Imagine a wheel with a 100-mile radius rolling at 1 mile per hour.
You gaze out your kitchen window, let’s say 4 feet tall by 3 feet wide.
What will it look like as the wheel rolls past?
Last year, I attended the annual Knowles Science Teacher Foundation meeting in Philadelphia. The Knowles Foundation strives to support and retain exceptional young teachers and helps them become leaders in education. This is a noteworthy mission since: 1) they chose me, and 2) the first few years of teaching are particularly difficult.
I remember feeling a sense of professional isolation and rubbing my toe in the ground whenever people asked what I did — after all, those who can’t, teach. This is a hard-hitting one-two punch whose misery has company. Approximately half of all high school teachers in the United States leave the profession within five years. A veteran colleague told me that teachers aren’t “worth a darn” until they’ve taught for seven years, so this five-year turnover is concerning and, in turn, the Knowles Foundation is important.
At the Knowles meeting, I talked with an exceptional young teacher about whether we instruct “life lessons.” Will a student ever again apply a trigonometric equation or find the roots of a polynomial? I mean, the ability to use a compass rarely circumscribes your annual review. I was split. I believe math is important, but life lessons sound greater than inequalities.
I took a small vacation, rented a car, and drove to Franklin Lloyd Wright’s Falling Water home outside of Pittsburgh. On my way back, I stopped at the National Clock and Watch Museum. The museum fascinates in its chronicle from grandfather clock to quartz watch. But, ironically, I arrived late and had little time. As I hurried through the exhibits, every piece became more valuable. I thought, “At least I got to see the steam clock run,” and, “That’s how self-winding works.” My memories are vivid, as if squeezing them through a smaller opening concentrated their impact.

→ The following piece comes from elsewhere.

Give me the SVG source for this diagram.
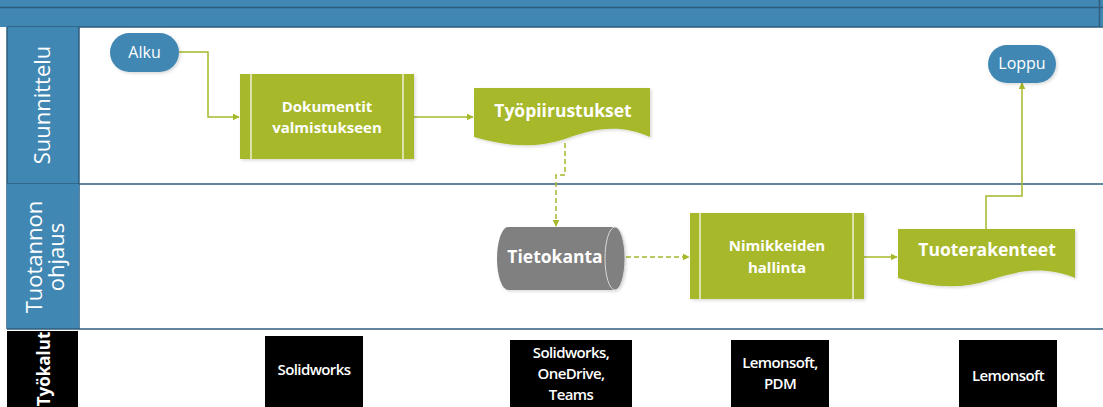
<svg xmlns="http://www.w3.org/2000/svg" width="1103" height="407" viewBox="0 0 1103 407">
  <style>
    .band { fill: #4187B3; }
    .rule { stroke: #2E5D7C; stroke-width: 1.5; fill: none; }
    .lane-title { font-family: "Open Sans", "Noto Sans", sans-serif; font-size: 22px; fill: #ffffff; }
    .step { fill: #A7B82A; }
    .bar { stroke: #ffffff; stroke-width: 1.2; fill: none; }
    .step-text { font-family: "Open Sans", "Noto Sans", sans-serif; font-weight: 700; font-size: 15px; fill: #ffffff; text-anchor: middle; }
    .doc-text { font-family: "Open Sans", "Noto Sans", sans-serif; font-weight: 700; font-size: 17.5px; fill: #ffffff; text-anchor: middle; }
    .term { fill: #4187B3; }
    .term-text { font-family: "Open Sans", "Noto Sans", sans-serif; font-size: 16px; fill: #ffffff; text-anchor: middle; }
    .tool { fill: #000000; }
    .tool-text { font-family: "Open Sans", "Noto Sans", sans-serif; font-weight: 600; font-size: 15px; fill: #ffffff; text-anchor: middle; letter-spacing: -0.6px; }
    .flow { stroke: #A7B82A; stroke-width: 1.5; fill: none; }
    .dashed { stroke-dasharray: 5 3; }
  </style>
  <defs>
    <marker id="arrow" viewBox="0 0 10 10" refX="9" refY="5" markerWidth="7" markerHeight="7" markerUnits="userSpaceOnUse" orient="auto">
      <path d="M0,0 L10,5 L0,10 Z" fill="#A7B82A"/>
    </marker>
    <filter id="shadow" x="-10%" y="-10%" width="130%" height="130%">
      <feDropShadow dx="1.5" dy="1.5" stdDeviation="1.5" flood-color="#000000" flood-opacity="0.15"/>
    </filter>
  </defs>

  <rect width="1103" height="407" fill="#ffffff"/>

  <!-- pool header -->
  <g id="pool-header">
    <rect class="band" x="0" y="0" width="1103" height="27"/>
    <line class="rule" x1="0" y1="7.5" x2="1103" y2="7.5"/>
    <line class="rule" x1="1099.5" y1="0" x2="1099.5" y2="27"/>
    <line class="rule" x1="7" y1="27" x2="1103" y2="27"/>
  </g>

  <!-- swimlanes -->
  <g id="lane-suunnittelu">
    <rect class="band" x="7" y="27" width="72" height="157"/>
    <line class="rule" x1="7" y1="27" x2="7" y2="329"/>
    <line class="rule" x1="79" y1="27" x2="79" y2="329"/>
    <line class="rule" x1="7" y1="184" x2="1103" y2="184"/>
    <text class="lane-title" transform="translate(50,105) rotate(-90)" text-anchor="middle">Suunnittelu</text>
  </g>
  <g id="lane-tuotannon-ohjaus">
    <rect class="band" x="7" y="184" width="72" height="145"/>
    <line class="rule" x1="7" y1="329" x2="1103" y2="329"/>
    <text class="lane-title" transform="translate(42,257) rotate(-90)" text-anchor="middle">Tuotannon</text>
    <text class="lane-title" transform="translate(64,257) rotate(-90)" text-anchor="middle">ohjaus</text>
  </g>
  <g id="lane-tyokalut">
    <rect x="7" y="331" width="71" height="76" fill="#000000"/>
    <text transform="translate(50,369) rotate(-90)" text-anchor="middle" font-family="'Open Sans', 'Noto Sans', sans-serif" font-weight="700" font-size="17" fill="#ffffff">Työkalut</text>
  </g>

  <!-- connectors -->
  <g id="connectors">
    <path class="flow" d="M179,52 H208 V117 H239" marker-end="url(#arrow)"/>
    <path class="flow" d="M414,117 H473" marker-end="url(#arrow)"/>
    <path class="flow dashed" d="M565,143 V175 H556 V226" marker-end="url(#arrow)"/>
    <path class="flow dashed" d="M626,257 H689" marker-end="url(#arrow)"/>
    <path class="flow" d="M864,257 H897" marker-end="url(#arrow)"/>
    <path class="flow" d="M986,229 V196 H1022 V83" marker-end="url(#arrow)"/>
  </g>

  <!-- nodes -->
  <g id="node-alku">
    <rect class="term" x="110" y="33" width="69" height="39" rx="19.5" filter="url(#shadow)"/>
    <text class="term-text" x="144.5" y="58">Alku</text>
  </g>

  <g id="node-dokumentit">
    <rect class="step" x="240" y="74" width="174" height="85" filter="url(#shadow)"/>
    <line class="bar" x1="251" y1="74" x2="251" y2="159"/>
    <line class="bar" x1="403" y1="74" x2="403" y2="159"/>
    <text class="step-text" x="327" y="112">Dokumentit</text>
    <text class="step-text" x="327" y="133">valmistukseen</text>
  </g>

  <g id="node-tyopiirustukset">
    <path class="step" d="M474,88 H650 V137 C620,124 595,128 565,139 C535,149 505,146 474,137 Z" filter="url(#shadow)"/>
    <text class="doc-text" x="563" y="117">Työpiirustukset</text>
  </g>

  <g id="node-tietokanta">
    <path d="M508,227 H615 A10,31.5 0 0 1 615,290 H508 A11,31.5 0 0 1 508,227 Z" fill="#808080" filter="url(#shadow)"/>
    <ellipse cx="615" cy="258.5" rx="10" ry="31.5" fill="none" stroke="#d9d9d9" stroke-width="1"/>
    <text class="doc-text" x="555" y="263">Tietokanta</text>
  </g>

  <g id="node-nimikkeiden">
    <rect class="step" x="690" y="213" width="174" height="86" filter="url(#shadow)"/>
    <line class="bar" x1="700" y1="213" x2="700" y2="299"/>
    <line class="bar" x1="853" y1="213" x2="853" y2="299"/>
    <text class="step-text" x="777" y="251">Nimikkeiden</text>
    <text class="step-text" x="777" y="273">hallinta</text>
  </g>

  <g id="node-tuoterakenteet">
    <path class="step" d="M898,229 H1075 V278 C1045,266 1020,270 990,280 C960,290 930,287 898,278 Z" filter="url(#shadow)"/>
    <text class="doc-text" x="987" y="256">Tuoterakenteet</text>
  </g>

  <g id="node-loppu">
    <rect class="term" x="988" y="45" width="68" height="38" rx="19" filter="url(#shadow)"/>
    <text class="term-text" x="1022" y="69">Loppu</text>
  </g>

  <!-- tools -->
  <g id="tool-solidworks">
    <rect class="tool" x="265" y="336" width="98" height="71"/>
    <text class="tool-text" x="314" y="375">Solidworks</text>
  </g>
  <g id="tool-solidworks-onedrive-teams">
    <rect class="tool" x="510" y="340" width="122" height="67"/>
    <text class="tool-text" x="571" y="358">Solidworks,</text>
    <text class="tool-text" x="571" y="379">OneDrive,</text>
    <text class="tool-text" x="571" y="400">Teams</text>
  </g>
  <g id="tool-lemonsoft-pdm">
    <rect class="tool" x="731" y="340" width="98" height="67"/>
    <text class="tool-text" x="780" y="368">Lemonsoft,</text>
    <text class="tool-text" x="780" y="389">PDM</text>
  </g>
  <g id="tool-lemonsoft">
    <rect class="tool" x="959" y="340" width="98" height="67"/>
    <text class="tool-text" x="1008" y="381">Lemonsoft</text>
  </g>
</svg>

Reflecting on the plane ride home, I realized that this clock experience was a life lesson, and that I teach this lesson in my math classes: We call it scale. What does it mean to be big, to be small, to be contracted or concentrated? It’s more than a ratio. Students can calculate dilation factors and build ships in bottles, but to see the world through scale is to understand economy, gravity, and what you see out the window.
And that is the essential role of a teacher: I help students fashion lenses with which they focus the world. One turn of the wheel may necessitate math while the next may necessitate history. But the spokes that support these lenses are thick and the life worth living is one that minimizes the transition from lens to lens until the time in which the world appears out of focus is imperceptible.
My struggle as a teacher is to make these connections. In today’s climate, where I am only as good as my students’ last test scores, how can I justify taking time to talk about clocks? I presented this question to the teacher from the Knowles meeting. He responded: “It’s not a matter of if we can teach life lessons; it’s a matter of how we can, and once there, is it really different to say we must? I mean, why else send children to school?”
Next year will be my fifth year teaching. Statistically speaking, it’s a dead heat whether I’ll make it another. I wind my clock by searching for small openings through which to squeeze content into “greater than” life lessons. Because it’s true that my students may never again factor a quadratic. But might they see the world a little clearer for having done it?
So here’s what it looks like as this giant, full wheel of life rolls past: a flat spoke descending and then that flat spoke rising again; there will be no curve closing in.
Now, class, let’s figure out how long it takes the spoke to transition.